## TASK:
Copy the data precisely, character for character, and leave out every picture.
START GIVEN INFORMATION
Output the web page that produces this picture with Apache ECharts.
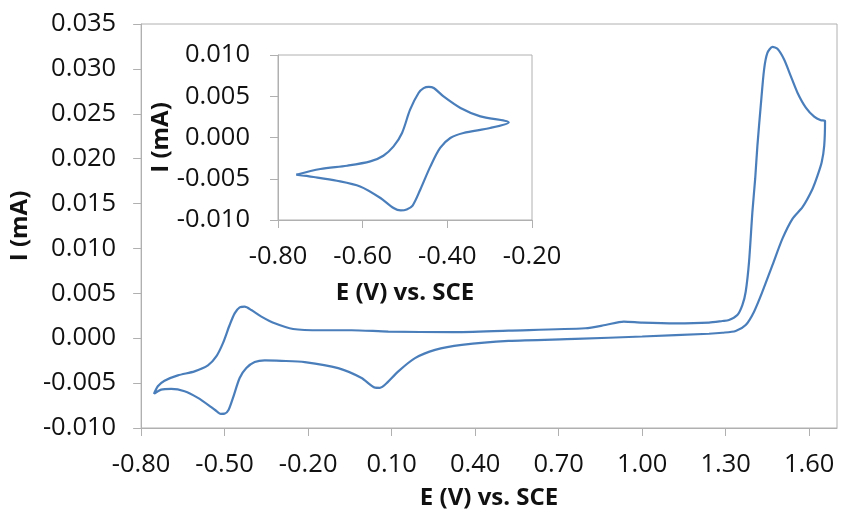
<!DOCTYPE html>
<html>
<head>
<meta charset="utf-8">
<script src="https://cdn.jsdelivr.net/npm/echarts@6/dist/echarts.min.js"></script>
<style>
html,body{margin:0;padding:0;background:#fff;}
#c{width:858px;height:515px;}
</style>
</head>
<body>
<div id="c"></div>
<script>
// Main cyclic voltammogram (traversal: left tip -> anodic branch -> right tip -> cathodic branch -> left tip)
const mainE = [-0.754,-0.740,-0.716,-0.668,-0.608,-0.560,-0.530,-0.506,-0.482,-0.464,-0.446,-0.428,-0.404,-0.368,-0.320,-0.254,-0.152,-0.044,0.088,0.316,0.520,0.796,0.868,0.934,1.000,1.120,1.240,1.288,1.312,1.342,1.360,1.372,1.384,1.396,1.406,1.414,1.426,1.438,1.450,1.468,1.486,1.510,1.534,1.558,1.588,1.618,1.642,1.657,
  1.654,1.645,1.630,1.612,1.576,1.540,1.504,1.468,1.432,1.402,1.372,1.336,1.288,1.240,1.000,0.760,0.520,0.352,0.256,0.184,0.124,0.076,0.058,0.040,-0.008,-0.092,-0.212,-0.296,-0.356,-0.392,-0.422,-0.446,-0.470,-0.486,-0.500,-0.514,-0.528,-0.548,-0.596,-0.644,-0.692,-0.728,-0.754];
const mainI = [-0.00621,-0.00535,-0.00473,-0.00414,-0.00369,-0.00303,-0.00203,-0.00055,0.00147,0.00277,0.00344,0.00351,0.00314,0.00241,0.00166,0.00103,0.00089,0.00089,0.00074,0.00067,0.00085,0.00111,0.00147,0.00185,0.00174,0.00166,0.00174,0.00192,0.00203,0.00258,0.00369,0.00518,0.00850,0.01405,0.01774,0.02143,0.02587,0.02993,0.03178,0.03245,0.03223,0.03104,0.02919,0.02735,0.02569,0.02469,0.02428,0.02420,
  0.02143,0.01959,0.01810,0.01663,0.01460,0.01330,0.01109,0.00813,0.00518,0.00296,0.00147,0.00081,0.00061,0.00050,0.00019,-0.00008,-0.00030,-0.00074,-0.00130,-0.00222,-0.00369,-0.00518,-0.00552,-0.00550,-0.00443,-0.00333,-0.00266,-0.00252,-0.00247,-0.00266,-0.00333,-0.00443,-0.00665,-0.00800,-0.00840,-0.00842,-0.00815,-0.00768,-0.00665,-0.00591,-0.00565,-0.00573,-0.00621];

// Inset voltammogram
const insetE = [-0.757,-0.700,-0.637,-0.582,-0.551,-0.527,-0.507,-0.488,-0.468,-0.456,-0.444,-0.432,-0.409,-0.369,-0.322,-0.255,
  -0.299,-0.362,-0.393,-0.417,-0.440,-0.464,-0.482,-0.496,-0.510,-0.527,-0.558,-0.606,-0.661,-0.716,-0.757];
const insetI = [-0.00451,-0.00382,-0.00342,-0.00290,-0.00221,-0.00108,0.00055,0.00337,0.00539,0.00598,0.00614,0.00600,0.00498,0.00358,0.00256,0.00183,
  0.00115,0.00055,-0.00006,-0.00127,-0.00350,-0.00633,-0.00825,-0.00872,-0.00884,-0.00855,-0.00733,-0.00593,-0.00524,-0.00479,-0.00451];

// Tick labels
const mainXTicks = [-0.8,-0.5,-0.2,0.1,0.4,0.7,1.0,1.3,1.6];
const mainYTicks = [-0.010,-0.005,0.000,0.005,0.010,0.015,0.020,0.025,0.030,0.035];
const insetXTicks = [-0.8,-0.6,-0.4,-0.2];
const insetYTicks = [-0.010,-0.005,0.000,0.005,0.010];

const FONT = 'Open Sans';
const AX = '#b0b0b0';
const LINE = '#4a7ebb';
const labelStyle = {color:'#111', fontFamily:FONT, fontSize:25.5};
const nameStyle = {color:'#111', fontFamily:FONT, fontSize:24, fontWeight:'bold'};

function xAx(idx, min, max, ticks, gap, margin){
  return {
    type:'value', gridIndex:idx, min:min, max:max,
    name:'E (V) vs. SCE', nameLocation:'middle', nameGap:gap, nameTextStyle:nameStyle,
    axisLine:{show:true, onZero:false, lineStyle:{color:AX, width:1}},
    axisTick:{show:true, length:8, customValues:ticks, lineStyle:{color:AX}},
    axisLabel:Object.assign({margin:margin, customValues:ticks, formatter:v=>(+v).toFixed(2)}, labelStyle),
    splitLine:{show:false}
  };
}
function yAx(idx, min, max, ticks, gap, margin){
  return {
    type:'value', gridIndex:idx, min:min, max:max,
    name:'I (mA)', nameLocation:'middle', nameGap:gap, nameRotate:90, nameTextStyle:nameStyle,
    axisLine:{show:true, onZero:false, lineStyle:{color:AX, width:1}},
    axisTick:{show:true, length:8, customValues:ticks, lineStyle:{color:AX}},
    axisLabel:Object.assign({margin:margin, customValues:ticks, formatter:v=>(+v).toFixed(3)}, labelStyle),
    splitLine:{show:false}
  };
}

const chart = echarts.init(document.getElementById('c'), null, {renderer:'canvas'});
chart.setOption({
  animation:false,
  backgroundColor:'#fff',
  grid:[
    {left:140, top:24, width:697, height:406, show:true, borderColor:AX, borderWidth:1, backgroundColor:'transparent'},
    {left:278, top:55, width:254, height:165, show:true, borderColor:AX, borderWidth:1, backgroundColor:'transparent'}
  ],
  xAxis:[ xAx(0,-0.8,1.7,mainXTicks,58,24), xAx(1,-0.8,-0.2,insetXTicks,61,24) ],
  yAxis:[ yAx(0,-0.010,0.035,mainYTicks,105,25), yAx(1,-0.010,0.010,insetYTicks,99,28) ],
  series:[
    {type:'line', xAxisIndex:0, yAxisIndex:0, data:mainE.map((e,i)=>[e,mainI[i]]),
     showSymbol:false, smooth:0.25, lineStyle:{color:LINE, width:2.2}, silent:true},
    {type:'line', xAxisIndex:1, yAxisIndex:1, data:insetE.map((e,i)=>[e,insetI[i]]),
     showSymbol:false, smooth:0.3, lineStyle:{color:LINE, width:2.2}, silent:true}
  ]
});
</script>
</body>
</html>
END GIVEN INFORMATION
## FULL RESPONSE:
Output the web page that produces this picture with Apache ECharts.
<!DOCTYPE html>
<html>
<head>
<meta charset="utf-8">
<script src="https://cdn.jsdelivr.net/npm/echarts@6/dist/echarts.min.js"></script>
<style>
html,body{margin:0;padding:0;background:#fff;}
#c{width:858px;height:515px;}
</style>
</head>
<body>
<div id="c"></div>
<script>
// Main cyclic voltammogram (traversal: left tip -> anodic branch -> right tip -> cathodic branch -> left tip)
const mainE = [-0.754,-0.740,-0.716,-0.668,-0.608,-0.560,-0.530,-0.506,-0.482,-0.464,-0.446,-0.428,-0.404,-0.368,-0.320,-0.254,-0.152,-0.044,0.088,0.316,0.520,0.796,0.868,0.934,1.000,1.120,1.240,1.288,1.312,1.342,1.360,1.372,1.384,1.396,1.406,1.414,1.426,1.438,1.450,1.468,1.486,1.510,1.534,1.558,1.588,1.618,1.642,1.657,
  1.654,1.645,1.630,1.612,1.576,1.540,1.504,1.468,1.432,1.402,1.372,1.336,1.288,1.240,1.000,0.760,0.520,0.352,0.256,0.184,0.124,0.076,0.058,0.040,-0.008,-0.092,-0.212,-0.296,-0.356,-0.392,-0.422,-0.446,-0.470,-0.486,-0.500,-0.514,-0.528,-0.548,-0.596,-0.644,-0.692,-0.728,-0.754];
const mainI = [-0.00621,-0.00535,-0.00473,-0.00414,-0.00369,-0.00303,-0.00203,-0.00055,0.00147,0.00277,0.00344,0.00351,0.00314,0.00241,0.00166,0.00103,0.00089,0.00089,0.00074,0.00067,0.00085,0.00111,0.00147,0.00185,0.00174,0.00166,0.00174,0.00192,0.00203,0.00258,0.00369,0.00518,0.00850,0.01405,0.01774,0.02143,0.02587,0.02993,0.03178,0.03245,0.03223,0.03104,0.02919,0.02735,0.02569,0.02469,0.02428,0.02420,
  0.02143,0.01959,0.01810,0.01663,0.01460,0.01330,0.01109,0.00813,0.00518,0.00296,0.00147,0.00081,0.00061,0.00050,0.00019,-0.00008,-0.00030,-0.00074,-0.00130,-0.00222,-0.00369,-0.00518,-0.00552,-0.00550,-0.00443,-0.00333,-0.00266,-0.00252,-0.00247,-0.00266,-0.00333,-0.00443,-0.00665,-0.00800,-0.00840,-0.00842,-0.00815,-0.00768,-0.00665,-0.00591,-0.00565,-0.00573,-0.00621];

// Inset voltammogram
const insetE = [-0.757,-0.700,-0.637,-0.582,-0.551,-0.527,-0.507,-0.488,-0.468,-0.456,-0.444,-0.432,-0.409,-0.369,-0.322,-0.255,
  -0.299,-0.362,-0.393,-0.417,-0.440,-0.464,-0.482,-0.496,-0.510,-0.527,-0.558,-0.606,-0.661,-0.716,-0.757];
const insetI = [-0.00451,-0.00382,-0.00342,-0.00290,-0.00221,-0.00108,0.00055,0.00337,0.00539,0.00598,0.00614,0.00600,0.00498,0.00358,0.00256,0.00183,
  0.00115,0.00055,-0.00006,-0.00127,-0.00350,-0.00633,-0.00825,-0.00872,-0.00884,-0.00855,-0.00733,-0.00593,-0.00524,-0.00479,-0.00451];

// Tick labels
const mainXTicks = [-0.8,-0.5,-0.2,0.1,0.4,0.7,1.0,1.3,1.6];
const mainYTicks = [-0.010,-0.005,0.000,0.005,0.010,0.015,0.020,0.025,0.030,0.035];
const insetXTicks = [-0.8,-0.6,-0.4,-0.2];
const insetYTicks = [-0.010,-0.005,0.000,0.005,0.010];

const FONT = 'Open Sans';
const AX = '#b0b0b0';
const LINE = '#4a7ebb';
const labelStyle = {color:'#111', fontFamily:FONT, fontSize:25.5};
const nameStyle = {color:'#111', fontFamily:FONT, fontSize:24, fontWeight:'bold'};

function xAx(idx, min, max, ticks, gap, margin){
  return {
    type:'value', gridIndex:idx, min:min, max:max,
    name:'E (V) vs. SCE', nameLocation:'middle', nameGap:gap, nameTextStyle:nameStyle,
    axisLine:{show:true, onZero:false, lineStyle:{color:AX, width:1}},
    axisTick:{show:true, length:8, customValues:ticks, lineStyle:{color:AX}},
    axisLabel:Object.assign({margin:margin, customValues:ticks, formatter:v=>(+v).toFixed(2)}, labelStyle),
    splitLine:{show:false}
  };
}
function yAx(idx, min, max, ticks, gap, margin){
  return {
    type:'value', gridIndex:idx, min:min, max:max,
    name:'I (mA)', nameLocation:'middle', nameGap:gap, nameRotate:90, nameTextStyle:nameStyle,
    axisLine:{show:true, onZero:false, lineStyle:{color:AX, width:1}},
    axisTick:{show:true, length:8, customValues:ticks, lineStyle:{color:AX}},
    axisLabel:Object.assign({margin:margin, customValues:ticks, formatter:v=>(+v).toFixed(3)}, labelStyle),
    splitLine:{show:false}
  };
}

const chart = echarts.init(document.getElementById('c'), null, {renderer:'canvas'});
chart.setOption({
  animation:false,
  backgroundColor:'#fff',
  grid:[
    {left:140, top:24, width:697, height:406, show:true, borderColor:AX, borderWidth:1, backgroundColor:'transparent'},
    {left:278, top:55, width:254, height:165, show:true, borderColor:AX, borderWidth:1, backgroundColor:'transparent'}
  ],
  xAxis:[ xAx(0,-0.8,1.7,mainXTicks,58,24), xAx(1,-0.8,-0.2,insetXTicks,61,24) ],
  yAxis:[ yAx(0,-0.010,0.035,mainYTicks,105,25), yAx(1,-0.010,0.010,insetYTicks,99,28) ],
  series:[
    {type:'line', xAxisIndex:0, yAxisIndex:0, data:mainE.map((e,i)=>[e,mainI[i]]),
     showSymbol:false, smooth:0.25, lineStyle:{color:LINE, width:2.2}, silent:true},
    {type:'line', xAxisIndex:1, yAxisIndex:1, data:insetE.map((e,i)=>[e,insetI[i]]),
     showSymbol:false, smooth:0.3, lineStyle:{color:LINE, width:2.2}, silent:true}
  ]
});
</script>
</body>
</html>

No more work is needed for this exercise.